Copy each line that holds "this".

>> Start ROWS

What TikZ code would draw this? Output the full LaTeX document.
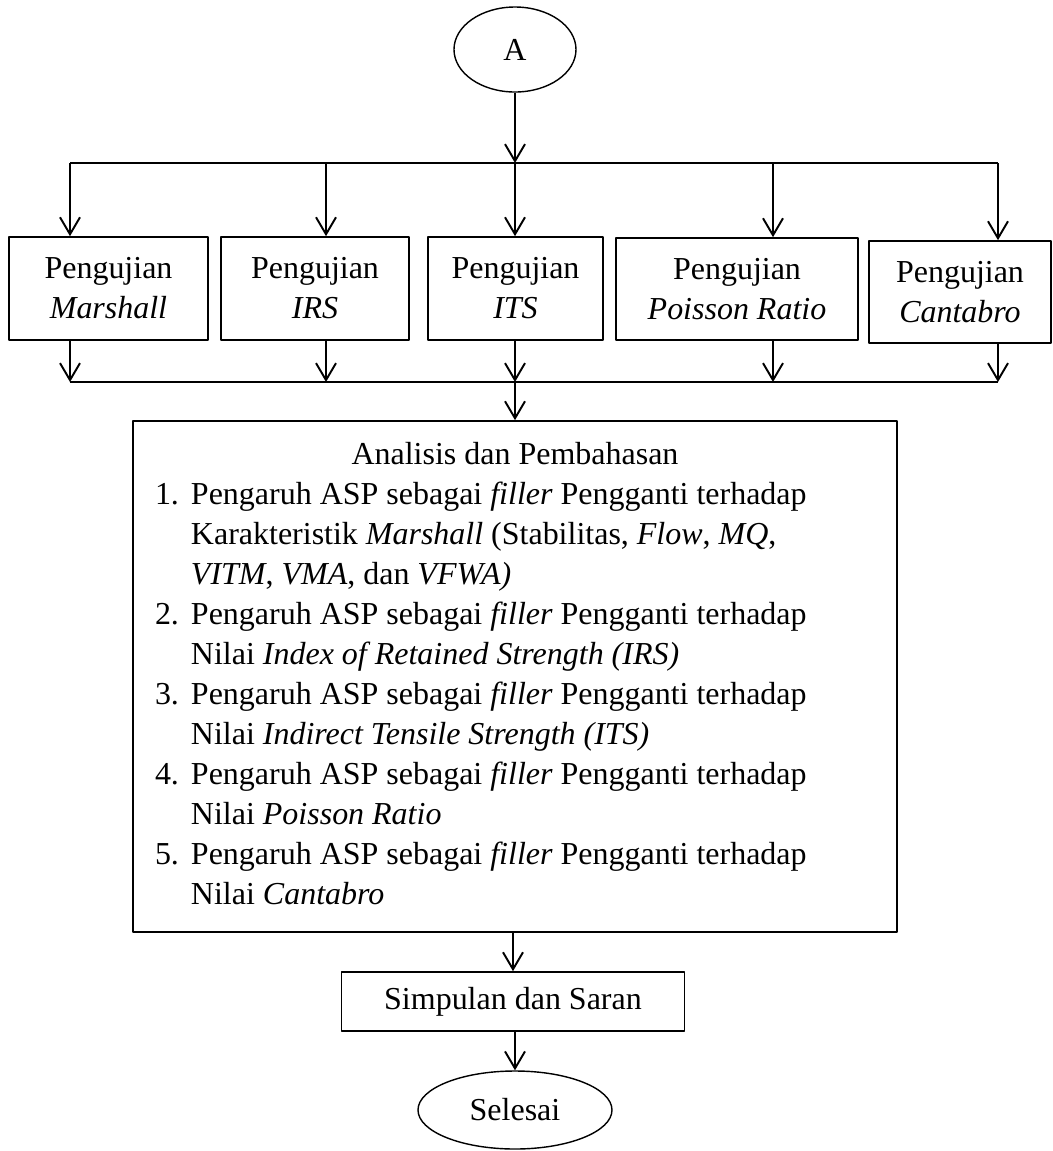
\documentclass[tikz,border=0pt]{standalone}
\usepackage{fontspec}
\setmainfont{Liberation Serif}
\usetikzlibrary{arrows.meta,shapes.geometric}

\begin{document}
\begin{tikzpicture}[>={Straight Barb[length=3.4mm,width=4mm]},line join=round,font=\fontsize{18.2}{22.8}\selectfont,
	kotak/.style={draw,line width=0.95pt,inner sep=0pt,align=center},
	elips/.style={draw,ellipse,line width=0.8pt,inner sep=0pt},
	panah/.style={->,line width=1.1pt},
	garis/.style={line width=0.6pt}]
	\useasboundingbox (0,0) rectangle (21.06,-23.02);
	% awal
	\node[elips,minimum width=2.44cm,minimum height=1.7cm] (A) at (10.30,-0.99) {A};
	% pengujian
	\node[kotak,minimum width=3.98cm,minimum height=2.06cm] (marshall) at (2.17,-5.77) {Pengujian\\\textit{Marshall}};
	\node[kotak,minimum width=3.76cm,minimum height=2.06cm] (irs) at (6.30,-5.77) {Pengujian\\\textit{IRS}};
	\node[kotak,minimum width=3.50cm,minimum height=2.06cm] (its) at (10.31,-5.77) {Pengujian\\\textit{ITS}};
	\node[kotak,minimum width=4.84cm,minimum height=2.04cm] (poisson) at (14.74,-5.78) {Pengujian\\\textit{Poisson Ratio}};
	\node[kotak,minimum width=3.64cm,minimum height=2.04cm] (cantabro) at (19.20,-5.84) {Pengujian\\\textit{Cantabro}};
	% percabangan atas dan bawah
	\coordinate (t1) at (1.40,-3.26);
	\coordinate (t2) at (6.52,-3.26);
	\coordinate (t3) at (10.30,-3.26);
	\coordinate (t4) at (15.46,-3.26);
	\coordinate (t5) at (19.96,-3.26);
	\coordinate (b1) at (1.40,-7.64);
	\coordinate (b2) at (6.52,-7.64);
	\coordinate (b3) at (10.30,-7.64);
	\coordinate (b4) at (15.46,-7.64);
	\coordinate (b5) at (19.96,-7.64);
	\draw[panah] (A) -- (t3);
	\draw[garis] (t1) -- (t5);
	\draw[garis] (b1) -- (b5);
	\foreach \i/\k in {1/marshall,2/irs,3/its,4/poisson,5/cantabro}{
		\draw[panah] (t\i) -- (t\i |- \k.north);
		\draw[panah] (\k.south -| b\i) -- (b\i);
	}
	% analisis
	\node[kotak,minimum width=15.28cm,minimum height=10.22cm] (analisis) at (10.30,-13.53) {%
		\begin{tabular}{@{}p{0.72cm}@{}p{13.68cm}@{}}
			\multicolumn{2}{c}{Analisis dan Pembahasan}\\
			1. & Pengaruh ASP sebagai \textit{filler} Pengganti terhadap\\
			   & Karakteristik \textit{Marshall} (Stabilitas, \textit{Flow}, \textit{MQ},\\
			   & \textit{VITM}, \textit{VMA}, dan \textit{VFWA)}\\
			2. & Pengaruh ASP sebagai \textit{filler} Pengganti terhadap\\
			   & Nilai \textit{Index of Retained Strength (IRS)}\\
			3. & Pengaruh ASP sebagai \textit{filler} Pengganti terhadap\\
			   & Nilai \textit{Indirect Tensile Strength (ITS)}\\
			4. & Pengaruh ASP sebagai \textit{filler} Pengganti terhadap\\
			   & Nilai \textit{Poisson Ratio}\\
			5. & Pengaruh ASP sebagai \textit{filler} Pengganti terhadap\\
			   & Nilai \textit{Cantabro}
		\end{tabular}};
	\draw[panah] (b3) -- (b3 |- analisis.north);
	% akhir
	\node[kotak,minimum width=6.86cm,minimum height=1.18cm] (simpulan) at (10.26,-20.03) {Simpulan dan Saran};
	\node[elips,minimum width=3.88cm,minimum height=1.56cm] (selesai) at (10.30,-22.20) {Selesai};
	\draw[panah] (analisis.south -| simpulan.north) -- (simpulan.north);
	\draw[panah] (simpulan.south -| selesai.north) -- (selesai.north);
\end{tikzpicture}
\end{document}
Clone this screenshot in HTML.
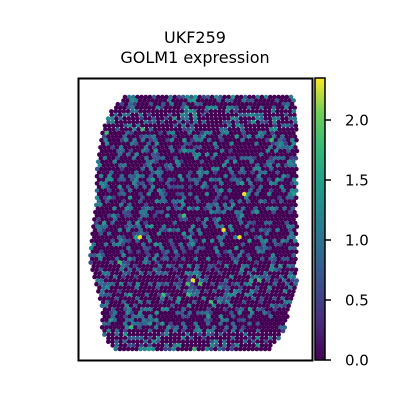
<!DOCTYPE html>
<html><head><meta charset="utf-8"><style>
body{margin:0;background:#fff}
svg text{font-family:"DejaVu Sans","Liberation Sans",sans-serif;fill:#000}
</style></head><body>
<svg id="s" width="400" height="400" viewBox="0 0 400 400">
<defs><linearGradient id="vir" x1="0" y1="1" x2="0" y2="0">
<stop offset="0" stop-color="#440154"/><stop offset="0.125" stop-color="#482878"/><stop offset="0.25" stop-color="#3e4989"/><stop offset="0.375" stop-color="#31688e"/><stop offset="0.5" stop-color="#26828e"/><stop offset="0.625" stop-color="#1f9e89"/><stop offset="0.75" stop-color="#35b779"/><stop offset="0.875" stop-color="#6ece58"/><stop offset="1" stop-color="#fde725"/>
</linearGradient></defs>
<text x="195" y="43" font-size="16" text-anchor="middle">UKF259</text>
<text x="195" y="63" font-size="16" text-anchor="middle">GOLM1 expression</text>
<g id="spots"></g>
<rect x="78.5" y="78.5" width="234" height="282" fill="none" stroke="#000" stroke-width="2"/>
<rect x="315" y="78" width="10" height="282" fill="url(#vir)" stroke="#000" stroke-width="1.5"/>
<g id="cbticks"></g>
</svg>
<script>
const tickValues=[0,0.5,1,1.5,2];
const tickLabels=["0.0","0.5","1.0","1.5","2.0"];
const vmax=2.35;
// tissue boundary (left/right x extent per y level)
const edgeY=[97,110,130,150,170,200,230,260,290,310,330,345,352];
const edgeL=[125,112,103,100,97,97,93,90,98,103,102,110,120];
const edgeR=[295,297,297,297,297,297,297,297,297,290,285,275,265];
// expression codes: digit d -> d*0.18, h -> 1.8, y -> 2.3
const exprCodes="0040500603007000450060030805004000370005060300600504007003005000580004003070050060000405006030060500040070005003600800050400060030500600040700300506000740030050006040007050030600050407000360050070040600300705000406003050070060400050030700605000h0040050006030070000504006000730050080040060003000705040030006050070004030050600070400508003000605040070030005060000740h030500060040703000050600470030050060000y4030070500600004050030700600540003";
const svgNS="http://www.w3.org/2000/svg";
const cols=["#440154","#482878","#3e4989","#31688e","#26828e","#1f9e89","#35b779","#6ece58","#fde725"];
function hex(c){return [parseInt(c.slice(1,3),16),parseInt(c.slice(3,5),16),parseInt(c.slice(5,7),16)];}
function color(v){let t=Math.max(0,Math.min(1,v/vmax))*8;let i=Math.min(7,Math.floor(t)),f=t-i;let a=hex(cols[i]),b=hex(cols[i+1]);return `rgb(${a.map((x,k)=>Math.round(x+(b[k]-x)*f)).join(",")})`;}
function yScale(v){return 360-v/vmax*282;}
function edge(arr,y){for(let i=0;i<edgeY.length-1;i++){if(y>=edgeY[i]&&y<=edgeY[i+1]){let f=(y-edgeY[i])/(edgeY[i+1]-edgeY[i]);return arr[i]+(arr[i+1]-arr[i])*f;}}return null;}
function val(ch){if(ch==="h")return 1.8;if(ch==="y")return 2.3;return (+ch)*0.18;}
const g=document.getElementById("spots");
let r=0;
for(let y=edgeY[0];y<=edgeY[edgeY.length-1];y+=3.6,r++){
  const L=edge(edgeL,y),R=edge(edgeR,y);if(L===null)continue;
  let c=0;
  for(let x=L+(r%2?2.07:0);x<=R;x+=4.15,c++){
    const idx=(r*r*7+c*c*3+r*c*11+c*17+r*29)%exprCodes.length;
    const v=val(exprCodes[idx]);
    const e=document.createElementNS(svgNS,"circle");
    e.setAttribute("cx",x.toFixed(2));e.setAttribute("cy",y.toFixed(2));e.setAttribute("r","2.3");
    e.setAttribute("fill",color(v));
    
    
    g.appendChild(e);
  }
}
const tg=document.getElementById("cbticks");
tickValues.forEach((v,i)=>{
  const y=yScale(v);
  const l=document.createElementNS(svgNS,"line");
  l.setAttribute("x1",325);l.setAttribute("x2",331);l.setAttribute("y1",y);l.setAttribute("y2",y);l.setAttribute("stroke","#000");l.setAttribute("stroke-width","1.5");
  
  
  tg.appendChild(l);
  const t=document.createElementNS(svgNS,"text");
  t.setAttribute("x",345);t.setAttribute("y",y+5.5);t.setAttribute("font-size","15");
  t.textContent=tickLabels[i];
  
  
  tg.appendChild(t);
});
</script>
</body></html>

>> End ROWS

RIGHT ANSWER ::
What TikZ code would draw this? Output the full LaTeX document.
Clone this screenshot in HTML.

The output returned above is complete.